Treating intent optimization as a one-and-done exercise is how you wake up to a traffic cliff and no idea why.
FAQ
So what is search intent mapping, really? Not the fluffy definition.
It is translating a live SERP into one clear page job. We separate keyword intent (what the phrase suggests), user intent (what’s in their head), and SERP intent (what Google is actually rewarding), then we build the page that matches the dominant template instead of guessing.
The blended SERP trap: can we just cover multiple intents on one URL?
You can, but it usually turns into a half-guide, half-sales page that ranks for nothing.
We have watched this fail the same way every time: someone tries to target “how to choose X,” “best X,” and “buy X” on one page, bolts on a product grid and a lead form, and the page stops matching any winning SERP format. Our fix is boring but effective: one primary intent per page, adjacent intents either become small supporting modules or they get a clean internal link to a page built for that intent.

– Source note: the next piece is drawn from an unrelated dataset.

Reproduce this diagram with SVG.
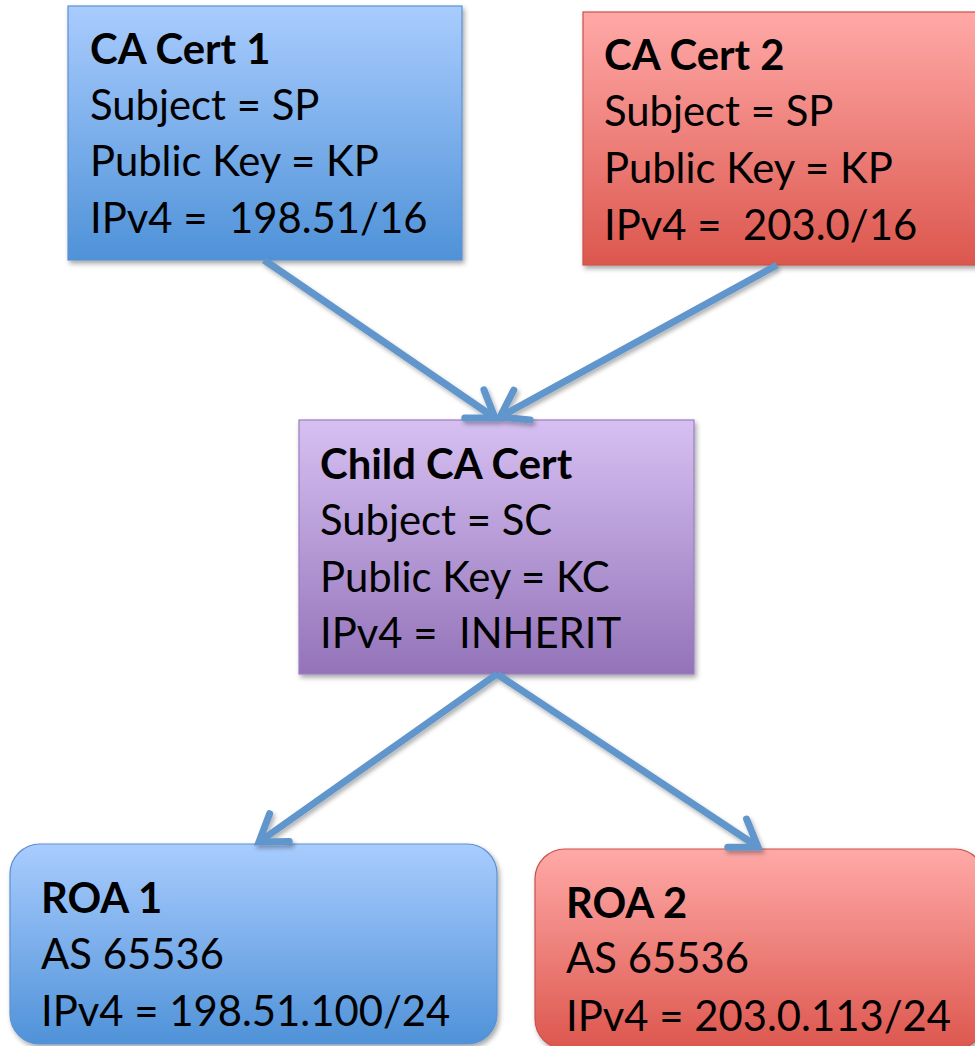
<svg xmlns="http://www.w3.org/2000/svg" width="975" height="1046" viewBox="0 0 975 1046">
<defs>
<linearGradient id="gBlue" x1="0" y1="0" x2="0" y2="1">
<stop offset="0" stop-color="#A9CCFE"/>
<stop offset="1" stop-color="#4F92D8"/>
</linearGradient>
<linearGradient id="gRed" x1="0" y1="0" x2="0" y2="1">
<stop offset="0" stop-color="#FFA9A7"/>
<stop offset="1" stop-color="#DC574E"/>
</linearGradient>
<linearGradient id="gPurple" x1="0" y1="0" x2="0" y2="1">
<stop offset="0" stop-color="#D6C0F2"/>
<stop offset="1" stop-color="#9473B9"/>
</linearGradient>
<filter id="shadow" x="-10%" y="-10%" width="125%" height="130%">
<feDropShadow dx="2" dy="3" stdDeviation="2.5" flood-color="#000" flood-opacity="0.35"/>
</filter>
<filter id="lshadow" x="-20%" y="-20%" width="140%" height="140%">
<feDropShadow dx="2" dy="3" stdDeviation="2" flood-color="#000" flood-opacity="0.3"/>
</filter>
<marker id="head" markerUnits="userSpaceOnUse" markerWidth="60" markerHeight="60" refX="0" refY="0" orient="auto" overflow="visible">
<path d="M-25,-17 L0,0 L-25,17" fill="none" stroke="#6196CB" stroke-width="7" stroke-linejoin="miter" stroke-linecap="round"/>
</marker>
</defs>
<style>
.t{font-family:Lato,"Open Sans","Liberation Sans",sans-serif;font-size:41.8px;fill:#000}
.b{font-weight:bold}
.blue{fill:url(#gBlue);stroke:#5C91D2;stroke-width:1.2}
.red{fill:url(#gRed);stroke:#C9524B;stroke-width:1.2}
.purple{fill:url(#gPurple);stroke:#9A7DC0;stroke-width:1.2}
.conn{fill:none;stroke:#6196CB;stroke-width:7;marker-end:url(#head)}
</style>
<g id="ca-cert-1">
<rect class="blue" x="68" y="6" width="394" height="254" filter="url(#shadow)"/>
<text class="t b" x="90" y="64">CA Cert 1</text>
<text class="t" x="90" y="120">Subject = SP</text>
<text class="t" x="90" y="176">Public Key = KP</text>
<text class="t" x="90" y="233" xml:space="preserve">IPv4 =  198.51/16</text>
</g>
<g id="ca-cert-2">
<rect class="red" x="583" y="12" width="400" height="253" filter="url(#shadow)"/>
<text class="t b" x="604" y="70">CA Cert 2</text>
<text class="t" x="604" y="126">Subject = SP</text>
<text class="t" x="604" y="183">Public Key = KP</text>
<text class="t" x="604" y="240" xml:space="preserve">IPv4 =  203.0/16</text>
</g>
<g id="child-ca-cert">
<rect class="purple" x="299" y="420" width="395" height="254" filter="url(#shadow)"/>
<text class="t b" x="320" y="479">Child CA Cert</text>
<text class="t" x="320" y="535">Subject = SC</text>
<text class="t" x="320" y="592">Public Key = KC</text>
<text class="t" x="320" y="648" xml:space="preserve">IPv4 =  INHERIT</text>
</g>
<g id="roa-1">
<rect class="blue" x="10" y="844" width="487" height="200" rx="30" ry="30" filter="url(#shadow)"/>
<text class="t b" x="41" y="913">ROA 1</text>
<text class="t" x="41" y="969">AS 65536</text>
<text class="t" x="41" y="1026">IPv4 = 198.51.100/24</text>
</g>
<g id="roa-2">
<rect class="red" x="535" y="849" width="450" height="200" rx="30" ry="30" filter="url(#shadow)"/>
<text class="t b" x="566" y="918">ROA 2</text>
<text class="t" x="566" y="973">AS 65536</text>
<text class="t" x="566" y="1031">IPv4 = 203.0.113/24</text>
</g>
<g id="connectors" filter="url(#lshadow)">
<path class="conn" d="M264,260 L495,418"/>
<path class="conn" d="M777,265 L500,417"/>
<path class="conn" d="M497,674 L259,842"/>
<path class="conn" d="M497,674 L758,847"/>
</g>
</svg>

What are the 4 types of search intent, and where do they show up in your grid?
Informational, commercial investigation, transactional, and navigational (and we also treat local as its own bucket when Maps dominates). In our intent grid, that becomes stages: guides and how-tos (informational), comparisons and alternatives (commercial), product or service pages (transactional), brand or login queries (navigational), plus location pages when the local pack is doing the heavy lifting.
What are the 3 C’s of search intent, and why don’t they save you on their own?
Content type, content format, and content angle. Useful, but incomplete.
We have seen teams nail the “format” (a listicle) and still lose because they skipped the proof Google was rewarding: original photos, pricing context, benchmarks, calculators, the specific questions repeated across People Also Ask. The 3 C’s get you in the right neighborhood. SERP forensics gets you into the right house.